* _Instruction_
Leaving out all images, write out the records that follow exactly.

* _Source material_
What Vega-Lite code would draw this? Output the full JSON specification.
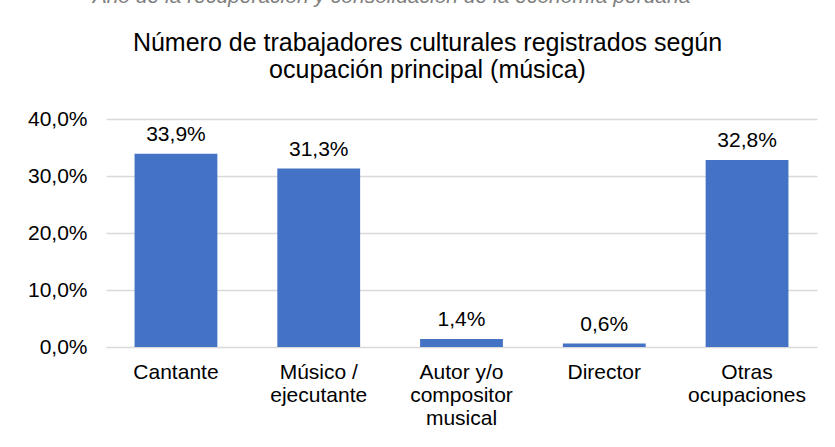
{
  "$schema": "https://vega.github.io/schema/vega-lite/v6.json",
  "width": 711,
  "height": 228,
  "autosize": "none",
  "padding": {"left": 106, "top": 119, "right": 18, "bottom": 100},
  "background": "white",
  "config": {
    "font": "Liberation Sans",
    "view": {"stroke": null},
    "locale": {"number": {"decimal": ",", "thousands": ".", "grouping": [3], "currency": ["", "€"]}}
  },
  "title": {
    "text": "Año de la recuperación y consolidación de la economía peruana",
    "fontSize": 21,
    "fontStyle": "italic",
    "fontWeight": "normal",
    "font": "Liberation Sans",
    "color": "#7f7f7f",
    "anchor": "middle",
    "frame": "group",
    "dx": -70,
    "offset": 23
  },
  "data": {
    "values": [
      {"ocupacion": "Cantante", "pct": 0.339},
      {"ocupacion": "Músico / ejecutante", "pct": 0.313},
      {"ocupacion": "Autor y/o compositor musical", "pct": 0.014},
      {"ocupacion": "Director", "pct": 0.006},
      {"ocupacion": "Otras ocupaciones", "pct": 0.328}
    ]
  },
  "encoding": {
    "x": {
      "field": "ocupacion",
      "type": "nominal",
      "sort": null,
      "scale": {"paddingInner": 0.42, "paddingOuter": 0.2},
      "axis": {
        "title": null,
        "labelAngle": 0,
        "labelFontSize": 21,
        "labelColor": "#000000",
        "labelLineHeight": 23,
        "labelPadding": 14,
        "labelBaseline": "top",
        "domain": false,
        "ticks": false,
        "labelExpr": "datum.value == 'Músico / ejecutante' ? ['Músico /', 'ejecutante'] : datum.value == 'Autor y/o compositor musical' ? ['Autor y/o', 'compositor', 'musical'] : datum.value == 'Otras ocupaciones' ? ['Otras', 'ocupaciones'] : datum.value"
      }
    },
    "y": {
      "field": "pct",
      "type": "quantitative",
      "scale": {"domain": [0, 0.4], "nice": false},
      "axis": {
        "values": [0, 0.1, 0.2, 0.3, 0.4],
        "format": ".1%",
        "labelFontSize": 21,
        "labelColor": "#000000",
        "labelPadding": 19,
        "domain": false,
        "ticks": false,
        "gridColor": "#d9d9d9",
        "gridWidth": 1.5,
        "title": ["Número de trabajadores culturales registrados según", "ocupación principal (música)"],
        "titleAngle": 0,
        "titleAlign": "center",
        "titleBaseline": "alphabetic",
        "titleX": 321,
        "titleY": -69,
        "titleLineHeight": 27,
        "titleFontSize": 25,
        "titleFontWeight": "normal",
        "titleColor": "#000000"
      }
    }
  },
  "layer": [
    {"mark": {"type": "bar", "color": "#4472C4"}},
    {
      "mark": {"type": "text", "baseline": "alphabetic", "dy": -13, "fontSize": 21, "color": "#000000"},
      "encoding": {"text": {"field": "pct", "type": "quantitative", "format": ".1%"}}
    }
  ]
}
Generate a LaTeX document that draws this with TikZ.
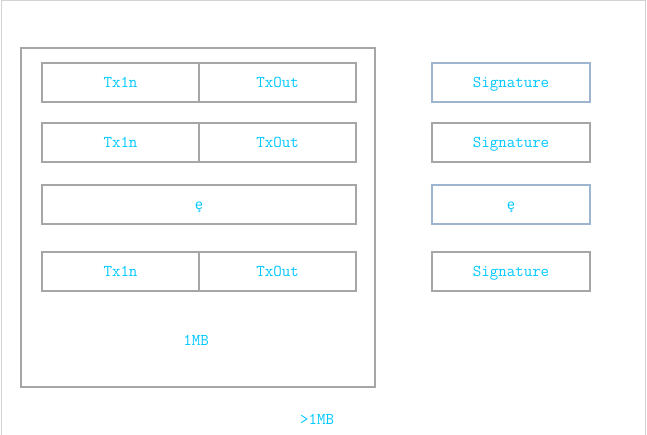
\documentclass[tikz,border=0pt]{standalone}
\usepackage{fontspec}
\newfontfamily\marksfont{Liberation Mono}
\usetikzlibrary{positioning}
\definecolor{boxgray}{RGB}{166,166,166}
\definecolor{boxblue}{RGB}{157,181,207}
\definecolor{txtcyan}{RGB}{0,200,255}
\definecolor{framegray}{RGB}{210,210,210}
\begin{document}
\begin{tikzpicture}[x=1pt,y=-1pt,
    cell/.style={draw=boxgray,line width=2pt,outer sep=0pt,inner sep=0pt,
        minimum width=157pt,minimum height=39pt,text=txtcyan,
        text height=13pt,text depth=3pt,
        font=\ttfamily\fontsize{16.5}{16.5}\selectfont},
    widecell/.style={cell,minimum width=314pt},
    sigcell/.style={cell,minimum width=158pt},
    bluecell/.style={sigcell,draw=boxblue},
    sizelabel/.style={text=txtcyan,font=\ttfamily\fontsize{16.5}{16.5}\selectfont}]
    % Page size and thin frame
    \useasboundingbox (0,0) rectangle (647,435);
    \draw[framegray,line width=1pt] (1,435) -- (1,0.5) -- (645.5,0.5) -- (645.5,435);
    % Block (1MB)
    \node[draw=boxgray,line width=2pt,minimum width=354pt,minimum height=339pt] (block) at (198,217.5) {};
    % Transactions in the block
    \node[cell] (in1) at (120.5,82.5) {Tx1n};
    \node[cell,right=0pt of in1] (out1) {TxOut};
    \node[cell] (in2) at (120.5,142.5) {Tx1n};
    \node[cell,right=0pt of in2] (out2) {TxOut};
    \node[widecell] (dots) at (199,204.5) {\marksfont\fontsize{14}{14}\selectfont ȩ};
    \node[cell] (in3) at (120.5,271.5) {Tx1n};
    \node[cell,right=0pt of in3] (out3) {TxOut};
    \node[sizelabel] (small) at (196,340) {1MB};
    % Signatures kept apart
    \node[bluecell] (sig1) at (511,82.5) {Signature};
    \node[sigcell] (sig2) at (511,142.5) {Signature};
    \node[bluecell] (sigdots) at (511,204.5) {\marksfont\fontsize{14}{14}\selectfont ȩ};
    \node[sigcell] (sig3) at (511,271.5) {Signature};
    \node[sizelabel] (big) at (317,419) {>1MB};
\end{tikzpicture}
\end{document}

* _Written response_
What Vega-Lite code would draw this? Output the full JSON specification.
{
  "$schema": "https://vega.github.io/schema/vega-lite/v6.json",
  "width": 711,
  "height": 228,
  "autosize": "none",
  "padding": {"left": 106, "top": 119, "right": 18, "bottom": 100},
  "background": "white",
  "config": {
    "font": "Liberation Sans",
    "view": {"stroke": null},
    "locale": {"number": {"decimal": ",", "thousands": ".", "grouping": [3], "currency": ["", "€"]}}
  },
  "title": {
    "text": "Año de la recuperación y consolidación de la economía peruana",
    "fontSize": 21,
    "fontStyle": "italic",
    "fontWeight": "normal",
    "font": "Liberation Sans",
    "color": "#7f7f7f",
    "anchor": "middle",
    "frame": "group",
    "dx": -70,
    "offset": 23
  },
  "data": {
    "values": [
      {"ocupacion": "Cantante", "pct": 0.339},
      {"ocupacion": "Músico / ejecutante", "pct": 0.313},
      {"ocupacion": "Autor y/o compositor musical", "pct": 0.014},
      {"ocupacion": "Director", "pct": 0.006},
      {"ocupacion": "Otras ocupaciones", "pct": 0.328}
    ]
  },
  "encoding": {
    "x": {
      "field": "ocupacion",
      "type": "nominal",
      "sort": null,
      "scale": {"paddingInner": 0.42, "paddingOuter": 0.2},
      "axis": {
        "title": null,
        "labelAngle": 0,
        "labelFontSize": 21,
        "labelColor": "#000000",
        "labelLineHeight": 23,
        "labelPadding": 14,
        "labelBaseline": "top",
        "domain": false,
        "ticks": false,
        "labelExpr": "datum.value == 'Músico / ejecutante' ? ['Músico /', 'ejecutante'] : datum.value == 'Autor y/o compositor musical' ? ['Autor y/o', 'compositor', 'musical'] : datum.value == 'Otras ocupaciones' ? ['Otras', 'ocupaciones'] : datum.value"
      }
    },
    "y": {
      "field": "pct",
      "type": "quantitative",
      "scale": {"domain": [0, 0.4], "nice": false},
      "axis": {
        "values": [0, 0.1, 0.2, 0.3, 0.4],
        "format": ".1%",
        "labelFontSize": 21,
        "labelColor": "#000000",
        "labelPadding": 19,
        "domain": false,
        "ticks": false,
        "gridColor": "#d9d9d9",
        "gridWidth": 1.5,
        "title": ["Número de trabajadores culturales registrados según", "ocupación principal (música)"],
        "titleAngle": 0,
        "titleAlign": "center",
        "titleBaseline": "alphabetic",
        "titleX": 321,
        "titleY": -69,
        "titleLineHeight": 27,
        "titleFontSize": 25,
        "titleFontWeight": "normal",
        "titleColor": "#000000"
      }
    }
  },
  "layer": [
    {"mark": {"type": "bar", "color": "#4472C4"}},
    {
      "mark": {"type": "text", "baseline": "alphabetic", "dy": -13, "fontSize": 21, "color": "#000000"},
      "encoding": {"text": {"field": "pct", "type": "quantitative", "format": ".1%"}}
    }
  ]
}
Generate a LaTeX document that draws this with TikZ.
\documentclass[tikz,border=0pt]{standalone}
\usepackage{fontspec}
\newfontfamily\marksfont{Liberation Mono}
\usetikzlibrary{positioning}
\definecolor{boxgray}{RGB}{166,166,166}
\definecolor{boxblue}{RGB}{157,181,207}
\definecolor{txtcyan}{RGB}{0,200,255}
\definecolor{framegray}{RGB}{210,210,210}
\begin{document}
\begin{tikzpicture}[x=1pt,y=-1pt,
    cell/.style={draw=boxgray,line width=2pt,outer sep=0pt,inner sep=0pt,
        minimum width=157pt,minimum height=39pt,text=txtcyan,
        text height=13pt,text depth=3pt,
        font=\ttfamily\fontsize{16.5}{16.5}\selectfont},
    widecell/.style={cell,minimum width=314pt},
    sigcell/.style={cell,minimum width=158pt},
    bluecell/.style={sigcell,draw=boxblue},
    sizelabel/.style={text=txtcyan,font=\ttfamily\fontsize{16.5}{16.5}\selectfont}]
    % Page size and thin frame
    \useasboundingbox (0,0) rectangle (647,435);
    \draw[framegray,line width=1pt] (1,435) -- (1,0.5) -- (645.5,0.5) -- (645.5,435);
    % Block (1MB)
    \node[draw=boxgray,line width=2pt,minimum width=354pt,minimum height=339pt] (block) at (198,217.5) {};
    % Transactions in the block
    \node[cell] (in1) at (120.5,82.5) {Tx1n};
    \node[cell,right=0pt of in1] (out1) {TxOut};
    \node[cell] (in2) at (120.5,142.5) {Tx1n};
    \node[cell,right=0pt of in2] (out2) {TxOut};
    \node[widecell] (dots) at (199,204.5) {\marksfont\fontsize{14}{14}\selectfont ȩ};
    \node[cell] (in3) at (120.5,271.5) {Tx1n};
    \node[cell,right=0pt of in3] (out3) {TxOut};
    \node[sizelabel] (small) at (196,340) {1MB};
    % Signatures kept apart
    \node[bluecell] (sig1) at (511,82.5) {Signature};
    \node[sigcell] (sig2) at (511,142.5) {Signature};
    \node[bluecell] (sigdots) at (511,204.5) {\marksfont\fontsize{14}{14}\selectfont ȩ};
    \node[sigcell] (sig3) at (511,271.5) {Signature};
    \node[sizelabel] (big) at (317,419) {>1MB};
\end{tikzpicture}
\end{document}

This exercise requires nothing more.